Reserve Fund – any good rule of thumb to estimate the amount required there? i.e. 2 months worth of rent? Also, basic question: when using the reserve fund to buy a new furnace for example, should the investors put back the amount taken from the reserve fund, usually 50/50?

JV Agreement Preparation
– technical and payment related question:
who should pay for the preparation of the agreement by the lawyer? 50/50? Not sure as on one hand my lawyer will prepare the agreement so apparently we should share the cost. On the other hand, shouldn`t the other investor have his lawyer review and sign the agreement as well? Also, is it recommended that investor #2
hire his own lawyer and should he not even meet my lawyer? well, to sign closing documents I`m assuming both investores usually come to the same lawyer(?)

Mortgage Application
: assuming the passive investor #2 is on title and mortgage, should he attend all meetings with the mortgage broker or should he remain "behind the scenes" and investor #1 (who brings knowledge, contacts, etc.) can still take care of it all on investor #2`s behalf?
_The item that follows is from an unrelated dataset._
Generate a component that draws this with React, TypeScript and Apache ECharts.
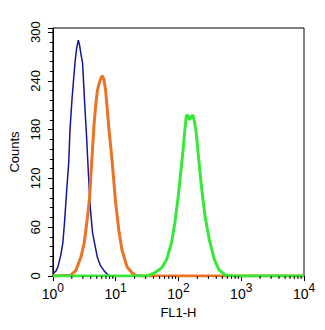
import React, { useEffect, useRef } from "react";
import * as echarts from "echarts";

// FL1-H value, count
const blueHistogram: [number, number][] = [
  [1.0, 3], [1.115, 6], [1.198, 11], [1.337, 26], [1.437, 40], [1.528, 65],
  [1.661, 106], [1.786, 139], [1.872, 180], [2.013, 217], [2.245, 262],
  [2.386, 280], [2.54, 290], [2.66, 284], [2.81, 272], [2.97, 262],
  [3.19, 216], [3.43, 173], [3.69, 124], [3.97, 81], [4.27, 54], [4.59, 41],
  [5.11, 23], [5.7, 13], [6.59, 6], [7.62, 1], [8.81, 0], [10000, 0],
];

const orangeHistogram: [number, number][] = [
  [1.0, 0], [1.94, 1], [2.33, 7], [2.79, 23], [3.16, 41], [3.56, 73],
  [3.83, 95], [4.11, 135], [4.54, 188], [4.81, 210], [5.11, 228], [5.5, 238],
  [5.97, 245], [6.13, 246], [6.47, 242], [6.91, 229], [7.81, 181],
  [8.81, 140], [9.93, 92], [11.2, 57], [12.6, 32], [15.2, 11], [18.2, 4],
  [20.3, 1], [26.1, 0], [10000, 0],
];

const greenHistogram: [number, number][] = [
  [1.0, 0], [29.2, 0], [34.0, 1], [42.4, 4], [54.0, 10], [64.7, 20],
  [77.6, 41], [87.5, 65], [98.9, 97], [108.7, 127], [118.6, 155],
  [126.6, 180], [133.6, 197], [141.2, 198], [150.7, 192], [160.2, 196],
  [170.3, 198], [181.8, 188], [191.9, 176], [216.3, 134], [238.7, 102],
  [266.2, 73], [311.2, 44], [373.2, 20], [447, 7], [570, 1], [735, 0],
  [10000, 0],
];

const yTickValues = [0, 60, 120, 180, 240, 300];
const decades = [1, 10, 100, 1000];
const minorMultipliers = [2, 3, 4, 5, 6, 7, 8, 9];

const FONT = "'Liberation Sans', Arial, Helvetica, sans-serif";

export default function App() {
  const ref = useRef<HTMLDivElement>(null);

  useEffect(() => {
    if (!ref.current) return;
    const chart = echarts.init(ref.current, undefined, { renderer: "svg" });

    const minorTicks: number[][] = [];
    decades.forEach((d) => minorMultipliers.forEach((m) => minorTicks.push([d * m, 0])));

    chart.setOption({
      animation: false,
      backgroundColor: "#ffffff",
      grid: {
        left: 50,
        right: 21,
        top: 28,
        bottom: 54,
        show: true,
        borderColor: "#000",
        borderWidth: 1,
        backgroundColor: "transparent",
      },
      xAxis: {
        type: "log",
        logBase: 10,
        min: 1,
        max: 10000,
        name: "FL1-H",
        nameLocation: "middle",
        nameGap: 27,
        nameTextStyle: { color: "#000", fontSize: 13, fontFamily: FONT },
        axisLine: { show: true, lineStyle: { color: "#000", width: 1 } },
        axisTick: { show: true, length: 5, lineStyle: { color: "#000" } },
        splitLine: { show: false },
        axisLabel: {
          margin: 6,
          color: "#000",
          fontFamily: FONT,
          formatter: (v: number) => `{b|10}{s|${Math.round(Math.log10(v))}}`,
          rich: {
            b: { fontSize: 14, fontFamily: FONT, color: "#000", lineHeight: 19, verticalAlign: "bottom" },
            s: { fontSize: 12, fontFamily: FONT, color: "#000", lineHeight: 12, verticalAlign: "top" },
          },
        },
      },
      yAxis: {
        type: "value",
        min: 0,
        max: 305,
        interval: 60,
        name: "Counts",
        nameLocation: "middle",
        nameGap: 30,
        nameRotate: 90,
        nameTextStyle: { color: "#000", fontSize: 13, fontFamily: FONT },
        axisLine: { show: true, lineStyle: { color: "#000", width: 1 } },
        axisTick: { show: true, length: 5, lineStyle: { color: "#000" } },
        minorTick: { show: true, splitNumber: 5, length: 3, lineStyle: { color: "#000" } },
        splitLine: { show: false },
        axisLabel: {
          rotate: 90,
          margin: 11,
          color: "#000",
          fontSize: 13,
          fontFamily: FONT,
          showMaxLabel: false,
          formatter: (v: number) => (yTickValues.includes(v) ? String(v) : ""),
        },
      },
      series: [
        {
          type: "line",
          data: blueHistogram,
          showSymbol: false,
          symbol: "none",
          lineStyle: { color: "#15159a", width: 1.5 },
        },
        {
          type: "line",
          data: orangeHistogram,
          showSymbol: false,
          symbol: "none",
          lineStyle: { color: "#ec7224", width: 3 },
        },
        {
          type: "line",
          data: greenHistogram,
          showSymbol: false,
          symbol: "none",
          lineStyle: { color: "#38e838", width: 3 },
        },
        {
          type: "custom",
          silent: true,
          clip: false,
          data: minorTicks,
          renderItem: (_params: any, api: any) => {
            const p = api.coord([api.value(0), 0]);
            return {
              type: "line",
              shape: { x1: p[0], y1: p[1], x2: p[0], y2: p[1] + 3 },
              style: { stroke: "#000", lineWidth: 1 },
            };
          },
          z: 10,
        },
      ],
    });

    return () => chart.dispose();
  }, []);

  return (
    <div
      ref={ref}
      style={{ position: "fixed", left: 0, top: 0, width: 325, height: 330, background: "#fff" }}
    />
  );
}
Will the mortgage broker accept that or should both investors just come to all meeting together??

Thanks,
Neil
 
QUOTE (investmart @ Jul 8 2009, 07:00 PM) Hi Everyone,
A few questions on JV Agreements – common practices.
some are basic some more difficult I guess :-) :

Management Costs paid out of cash flow – I know 10% of rent is common. (I`m referring to a case where investor #1 manages - management costs paid to him) What if a unit is vacant for a few months? Well, obviously management costs should not be reduced as then there is even more work – to find a new tenant. My question is should the JV agreement mention something like "10% of rent based on most recent collected rent from all units"? How are property management companies calculate their fee? I`m guessing same way - most recent collected rent(?)
PM companies are exactly as the rule states, % of rent collected. No rent, no fee
; stay motivated to re-rent. While things are full-up and calm 10% is a little rich, so think of it as banking for when things are vacant.
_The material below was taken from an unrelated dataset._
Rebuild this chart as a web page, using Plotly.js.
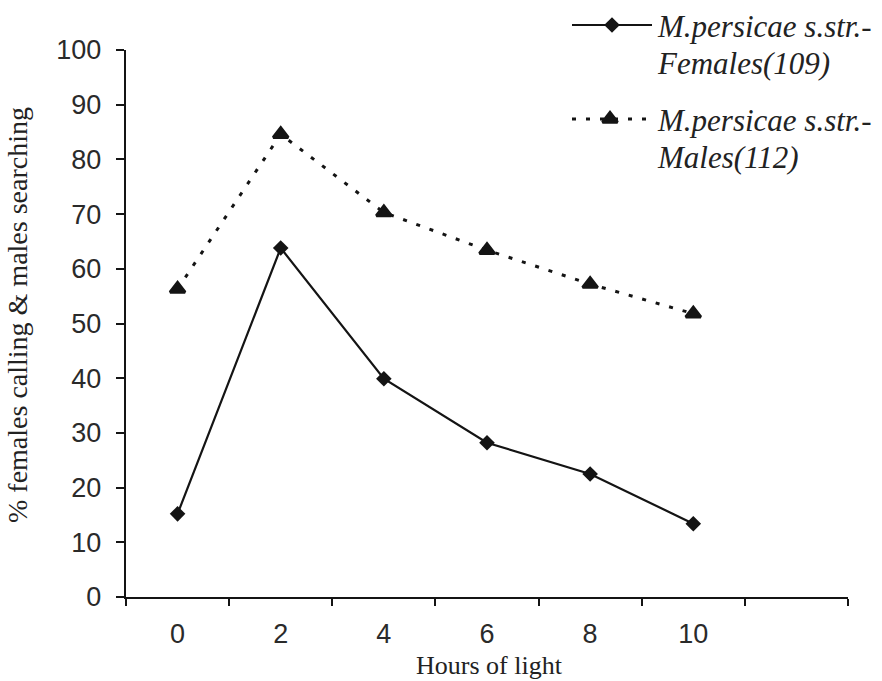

Reserve Fund – any good rule of thumb to estimate the amount required there? i.e. 2 months worth of rent? Also, basic question: when using the reserve fund to buy a new furnace for example, should the investors put back the amount taken from the reserve fund, usually 50/50?
I do three months, and if we have to dip into the fund we hold back 50% of the cashflow to replenish it, unless it`s an expense that triggers a cash-call as defined by the JV agreement.

JV Agreement Preparation
– technical and payment related question:
who should pay for the preparation of the agreement by the lawyer? 50/50? Not sure as on one hand my lawyer will prepare the agreement so apparently we should share the cost. On the other hand, shouldn`t the other investor have his lawyer review and sign the agreement as well? Also, is it recommended that investor #2 hire his own lawyer and should he not even meet my lawyer? well, to sign closing documents I`m assuming both investores usually come to the same lawyer(?)
You pay for the preperation. They are responsible for independent legal council on their dime. You can/should also pay if they want to have your lawyer explain the agreement to them. Your lawyer might be the best closer you have. It`s small beans compared to what the relationship will bring, and a good lawyer will help you get a template sorted out that will save you money on future JV`s.
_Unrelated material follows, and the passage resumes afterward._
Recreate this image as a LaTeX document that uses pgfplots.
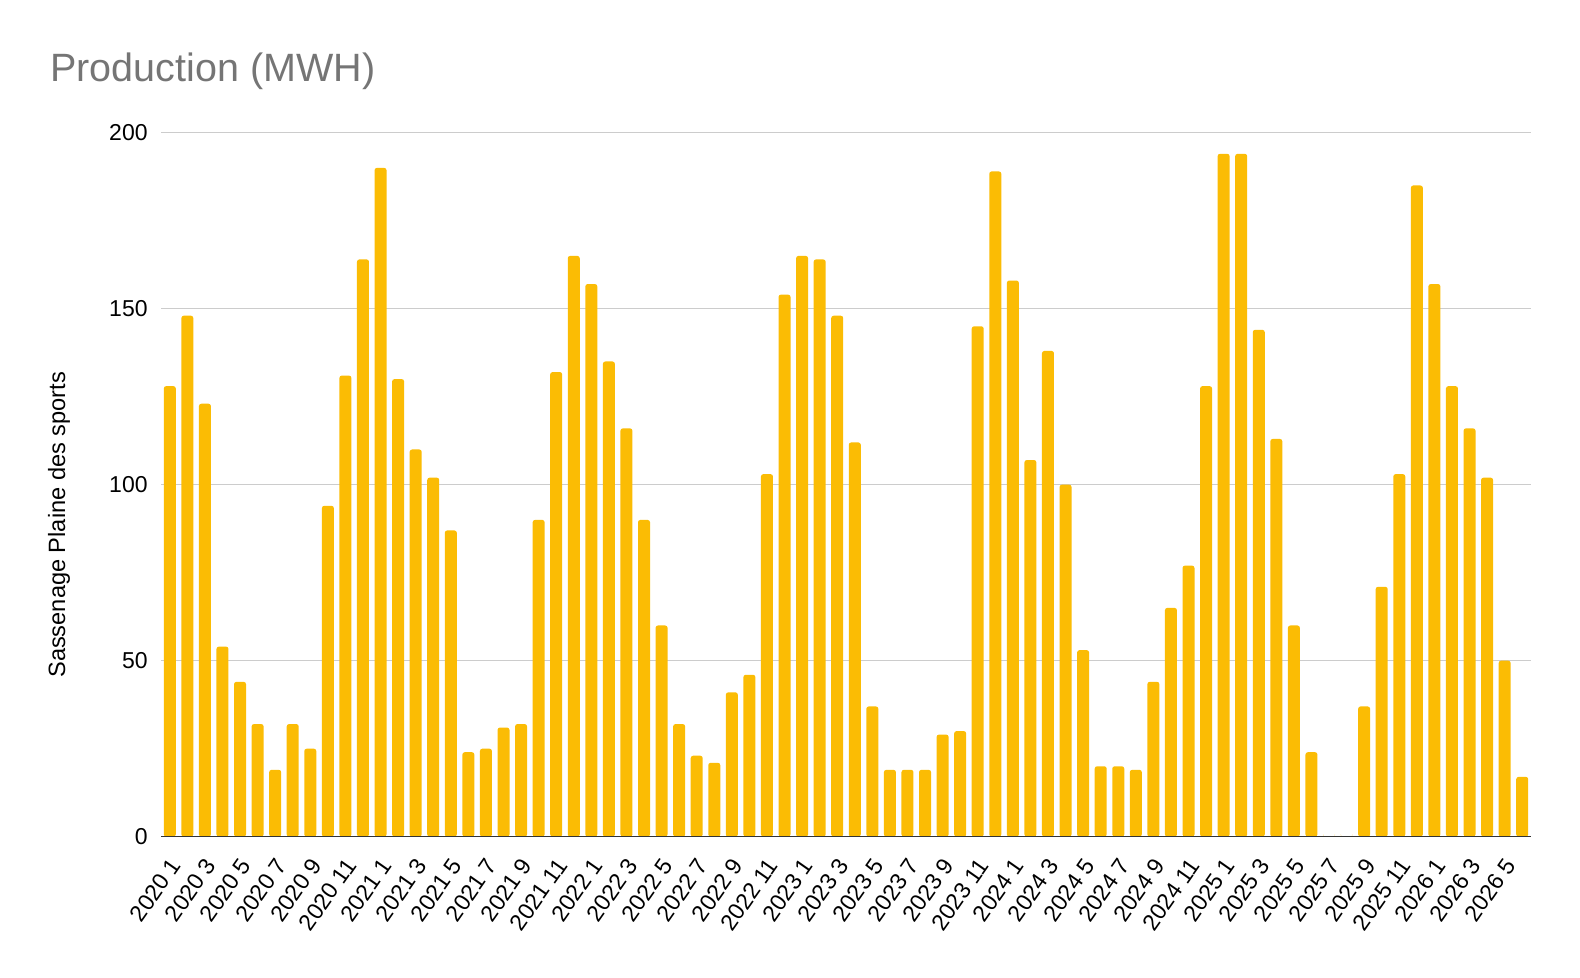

Mortgage Application: assuming the passive investor #2 is on title and mortgage, should he attend all meetings with the mortgage broker or should he remain "behind the scenes" and investor #1 (who brings knowledge, contacts, etc.) can still take care of it all on investor #2`s behalf? Will the mortgage broker accept that or should both investors just come to all meeting together??
I think it`s easier if you handle the details with the broker, but have the investor submit an application in support of yours independantly so you don`t have to deal with the paperwork. You`re the expert, and will be negotiating the terms. They`re just getting their own documents together and sending them in. Most JV candidates are looking for an easy experience, and you can help give them that by streamlining the process for them.

Thanks,
Neil
 
Great input Chris! Thank You very much!